**Source material:**
□ □ □ □ □

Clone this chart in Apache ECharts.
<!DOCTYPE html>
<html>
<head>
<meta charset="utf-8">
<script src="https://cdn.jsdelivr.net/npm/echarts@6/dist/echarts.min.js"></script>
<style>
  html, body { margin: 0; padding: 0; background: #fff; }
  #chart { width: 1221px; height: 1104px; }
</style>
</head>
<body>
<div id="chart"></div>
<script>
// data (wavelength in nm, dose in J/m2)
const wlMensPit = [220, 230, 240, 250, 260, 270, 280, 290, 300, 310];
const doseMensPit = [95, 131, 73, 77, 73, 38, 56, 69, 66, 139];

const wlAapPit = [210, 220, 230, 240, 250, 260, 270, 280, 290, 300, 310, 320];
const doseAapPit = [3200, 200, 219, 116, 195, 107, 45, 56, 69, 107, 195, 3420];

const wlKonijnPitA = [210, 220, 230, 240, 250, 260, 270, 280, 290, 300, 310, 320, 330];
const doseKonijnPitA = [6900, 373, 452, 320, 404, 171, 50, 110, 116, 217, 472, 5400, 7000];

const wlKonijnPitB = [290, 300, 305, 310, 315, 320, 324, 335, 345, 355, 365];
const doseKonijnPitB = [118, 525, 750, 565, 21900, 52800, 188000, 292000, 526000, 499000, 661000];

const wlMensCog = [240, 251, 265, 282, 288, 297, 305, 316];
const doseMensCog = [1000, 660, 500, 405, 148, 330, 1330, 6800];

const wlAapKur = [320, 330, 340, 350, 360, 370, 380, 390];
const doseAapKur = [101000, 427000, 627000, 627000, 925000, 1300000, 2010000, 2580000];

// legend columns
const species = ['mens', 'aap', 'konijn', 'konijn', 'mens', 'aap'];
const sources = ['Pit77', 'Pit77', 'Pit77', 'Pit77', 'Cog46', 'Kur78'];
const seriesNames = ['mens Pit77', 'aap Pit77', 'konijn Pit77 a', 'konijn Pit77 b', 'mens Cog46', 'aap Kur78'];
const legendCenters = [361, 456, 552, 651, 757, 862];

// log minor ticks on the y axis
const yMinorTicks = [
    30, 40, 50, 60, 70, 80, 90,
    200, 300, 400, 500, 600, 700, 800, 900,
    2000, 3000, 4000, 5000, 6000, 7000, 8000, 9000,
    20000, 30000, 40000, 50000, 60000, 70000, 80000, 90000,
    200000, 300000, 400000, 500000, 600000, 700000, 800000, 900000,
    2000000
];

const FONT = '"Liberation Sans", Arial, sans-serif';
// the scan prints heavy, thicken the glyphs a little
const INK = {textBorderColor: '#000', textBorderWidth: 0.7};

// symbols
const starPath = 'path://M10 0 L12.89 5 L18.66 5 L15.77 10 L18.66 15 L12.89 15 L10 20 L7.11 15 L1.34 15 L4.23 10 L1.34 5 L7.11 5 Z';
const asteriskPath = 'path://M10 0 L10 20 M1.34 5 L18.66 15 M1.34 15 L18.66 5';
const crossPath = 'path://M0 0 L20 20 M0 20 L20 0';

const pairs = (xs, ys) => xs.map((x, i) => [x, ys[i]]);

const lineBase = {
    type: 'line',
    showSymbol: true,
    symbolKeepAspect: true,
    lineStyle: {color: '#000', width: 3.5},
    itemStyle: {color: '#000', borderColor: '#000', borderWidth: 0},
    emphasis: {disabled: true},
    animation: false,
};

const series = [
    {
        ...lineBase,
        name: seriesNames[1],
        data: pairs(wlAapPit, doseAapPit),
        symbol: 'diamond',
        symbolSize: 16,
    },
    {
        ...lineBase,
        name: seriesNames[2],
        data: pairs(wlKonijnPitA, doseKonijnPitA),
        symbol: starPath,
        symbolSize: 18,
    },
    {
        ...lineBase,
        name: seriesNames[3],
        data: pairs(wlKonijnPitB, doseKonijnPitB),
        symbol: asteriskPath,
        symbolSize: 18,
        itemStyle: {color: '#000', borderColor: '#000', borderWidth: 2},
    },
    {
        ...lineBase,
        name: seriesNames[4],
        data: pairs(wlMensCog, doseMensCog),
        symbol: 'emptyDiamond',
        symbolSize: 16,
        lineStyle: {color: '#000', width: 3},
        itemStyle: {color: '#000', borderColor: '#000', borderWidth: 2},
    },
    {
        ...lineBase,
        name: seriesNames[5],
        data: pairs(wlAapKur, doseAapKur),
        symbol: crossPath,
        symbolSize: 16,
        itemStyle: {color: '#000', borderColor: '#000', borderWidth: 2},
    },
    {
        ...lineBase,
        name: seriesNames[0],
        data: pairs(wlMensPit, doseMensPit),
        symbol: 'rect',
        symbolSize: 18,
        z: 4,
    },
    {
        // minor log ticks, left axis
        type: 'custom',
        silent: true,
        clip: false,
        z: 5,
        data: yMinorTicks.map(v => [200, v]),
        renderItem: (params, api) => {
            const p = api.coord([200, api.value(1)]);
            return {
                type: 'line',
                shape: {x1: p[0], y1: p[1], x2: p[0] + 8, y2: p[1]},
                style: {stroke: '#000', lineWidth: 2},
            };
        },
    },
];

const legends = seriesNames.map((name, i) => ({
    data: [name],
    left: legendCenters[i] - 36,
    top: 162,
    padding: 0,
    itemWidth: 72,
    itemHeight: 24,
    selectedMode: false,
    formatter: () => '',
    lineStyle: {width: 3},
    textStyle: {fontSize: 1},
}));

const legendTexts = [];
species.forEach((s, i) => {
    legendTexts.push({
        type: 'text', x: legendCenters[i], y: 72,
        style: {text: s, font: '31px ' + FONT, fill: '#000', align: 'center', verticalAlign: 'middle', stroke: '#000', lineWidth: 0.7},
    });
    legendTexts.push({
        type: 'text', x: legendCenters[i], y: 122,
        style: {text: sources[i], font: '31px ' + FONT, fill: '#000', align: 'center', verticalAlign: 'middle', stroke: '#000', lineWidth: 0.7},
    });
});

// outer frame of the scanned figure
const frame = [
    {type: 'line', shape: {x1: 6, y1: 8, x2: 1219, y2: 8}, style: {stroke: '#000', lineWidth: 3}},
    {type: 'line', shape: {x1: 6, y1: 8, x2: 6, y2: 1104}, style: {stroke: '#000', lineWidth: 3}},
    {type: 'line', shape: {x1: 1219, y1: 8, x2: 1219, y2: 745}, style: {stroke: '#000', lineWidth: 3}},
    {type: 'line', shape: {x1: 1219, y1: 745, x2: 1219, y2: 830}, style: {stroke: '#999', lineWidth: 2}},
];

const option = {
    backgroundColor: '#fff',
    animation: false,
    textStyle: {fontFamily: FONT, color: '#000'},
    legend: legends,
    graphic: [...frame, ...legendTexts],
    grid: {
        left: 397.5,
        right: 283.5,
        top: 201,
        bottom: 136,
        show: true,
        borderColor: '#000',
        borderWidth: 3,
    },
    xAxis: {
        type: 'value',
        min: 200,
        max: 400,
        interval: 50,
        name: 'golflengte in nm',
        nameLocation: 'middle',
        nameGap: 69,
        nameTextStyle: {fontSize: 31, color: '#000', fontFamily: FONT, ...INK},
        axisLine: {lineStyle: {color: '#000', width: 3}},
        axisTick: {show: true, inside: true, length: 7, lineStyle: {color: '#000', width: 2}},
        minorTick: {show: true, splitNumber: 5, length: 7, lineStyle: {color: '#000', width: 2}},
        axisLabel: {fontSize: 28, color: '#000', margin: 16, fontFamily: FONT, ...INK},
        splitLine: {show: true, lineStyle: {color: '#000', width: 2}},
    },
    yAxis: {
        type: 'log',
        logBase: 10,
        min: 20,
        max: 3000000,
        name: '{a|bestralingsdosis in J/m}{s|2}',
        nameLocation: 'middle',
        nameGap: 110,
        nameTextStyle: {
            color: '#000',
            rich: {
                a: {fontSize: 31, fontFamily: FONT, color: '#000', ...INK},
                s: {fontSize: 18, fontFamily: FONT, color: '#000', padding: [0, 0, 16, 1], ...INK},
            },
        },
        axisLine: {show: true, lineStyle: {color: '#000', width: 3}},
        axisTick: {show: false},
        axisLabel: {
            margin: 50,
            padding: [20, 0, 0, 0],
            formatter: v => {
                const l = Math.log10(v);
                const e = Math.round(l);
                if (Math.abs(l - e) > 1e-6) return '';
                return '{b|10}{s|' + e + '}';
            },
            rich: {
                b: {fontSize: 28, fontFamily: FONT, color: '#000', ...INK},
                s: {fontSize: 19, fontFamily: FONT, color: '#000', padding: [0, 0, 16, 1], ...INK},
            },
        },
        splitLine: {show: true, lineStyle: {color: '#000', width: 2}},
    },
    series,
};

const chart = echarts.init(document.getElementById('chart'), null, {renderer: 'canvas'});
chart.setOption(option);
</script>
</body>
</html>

□ □ □ □ □

**Description of the task:** Exactly as written, please reproduce the lines from the first line of the data to the line containing "1300000, 2010000, 2580000];", inclusive, and nothing else.

**Exercise response:**
Clone this chart in Apache ECharts.
<!DOCTYPE html>
<html>
<head>
<meta charset="utf-8">
<script src="https://cdn.jsdelivr.net/npm/echarts@6/dist/echarts.min.js"></script>
<style>
  html, body { margin: 0; padding: 0; background: #fff; }
  #chart { width: 1221px; height: 1104px; }
</style>
</head>
<body>
<div id="chart"></div>
<script>
// data (wavelength in nm, dose in J/m2)
const wlMensPit = [220, 230, 240, 250, 260, 270, 280, 290, 300, 310];
const doseMensPit = [95, 131, 73, 77, 73, 38, 56, 69, 66, 139];

const wlAapPit = [210, 220, 230, 240, 250, 260, 270, 280, 290, 300, 310, 320];
const doseAapPit = [3200, 200, 219, 116, 195, 107, 45, 56, 69, 107, 195, 3420];

const wlKonijnPitA = [210, 220, 230, 240, 250, 260, 270, 280, 290, 300, 310, 320, 330];
const doseKonijnPitA = [6900, 373, 452, 320, 404, 171, 50, 110, 116, 217, 472, 5400, 7000];

const wlKonijnPitB = [290, 300, 305, 310, 315, 320, 324, 335, 345, 355, 365];
const doseKonijnPitB = [118, 525, 750, 565, 21900, 52800, 188000, 292000, 526000, 499000, 661000];

const wlMensCog = [240, 251, 265, 282, 288, 297, 305, 316];
const doseMensCog = [1000, 660, 500, 405, 148, 330, 1330, 6800];

const wlAapKur = [320, 330, 340, 350, 360, 370, 380, 390];
const doseAapKur = [101000, 427000, 627000, 627000, 925000, 1300000, 2010000, 2580000];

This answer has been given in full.